English instructor Kim Van Es agreed that meeting at the caf is a nice place to meet students on their own terms. “At the beginning of my freshman writing course this semester, I told students that they were welcome to invite me to lunch. A couple did invite me to join them. I plan to do this for every class I teach in the future,” she said. She also agreed with Professor Kugler’s praise of the salad bar. “I like the food, especially the international options and the fresh salad bar,” she added.
Math professor Kim Jongerius regularly eats at the caf— about four times per week. “I should probably avoid the caf on preview days, since I’m not a good ‘dress for success’ role model,” she admitted. However, she echoed the idea of the caf’s wonderful food. “I definitely go because of the superior food, not that I’m any reliable judge of superior food. It’s better than I could make myself, anyway.” She summed it up in three short sentences by saying, “I eat in the caf regularly. It’s a good value. It’s wonderful being surrounded by students.”

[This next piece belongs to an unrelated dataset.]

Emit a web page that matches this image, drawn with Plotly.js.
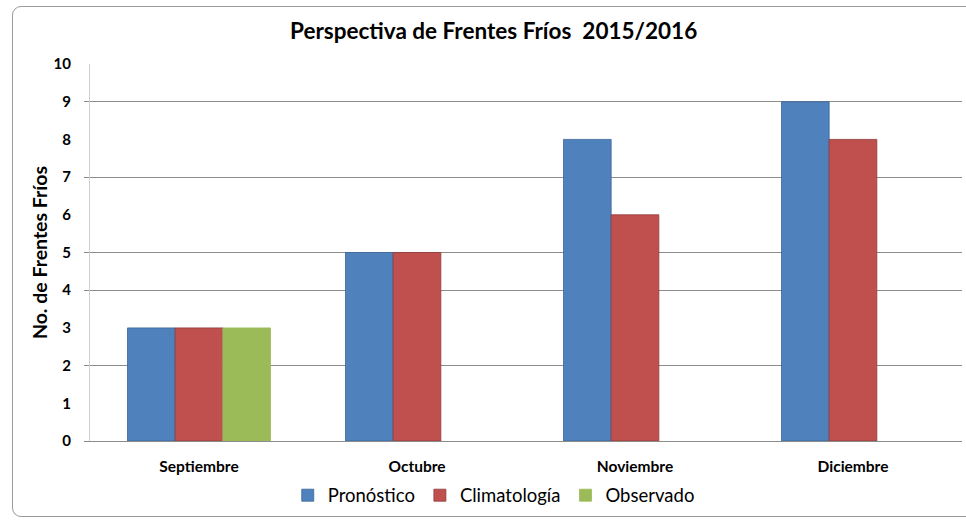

Other professors, though, choose to avoid the caf. “I guess I usually think the lines will be long, and I then I won’t have time for lunch,” said social work professor Val Stokes. She did add, however, that she enjoys the salad bar when she does go.
“I’m afraid I’ve only eaten there once this year,” said English professor Michael Kensak. He then jokingly added, “I ate enough hamburgers and pizza slices for three lunches, though.”
And while some professors choose not to go to the caf because of time constraints, others have more direct reasons. “I’m afraid I go to the caf only under duress: some event (prospective students, dinner meetings, a meal with someone) has to drag me,” said Joel Westerholm, English and music professor. “The problem is not the food (which certainly could be better). It’s the atmosphere: I never liked being in a caf when I was a student, and I don’t have any desire to go back.”
Eric Elder, business professor added, “I usually do not eat in the cafeteria. I like the food they serve but I walk home at noon to eat there.”
It turns out that not everyone’s complaining about the caf food.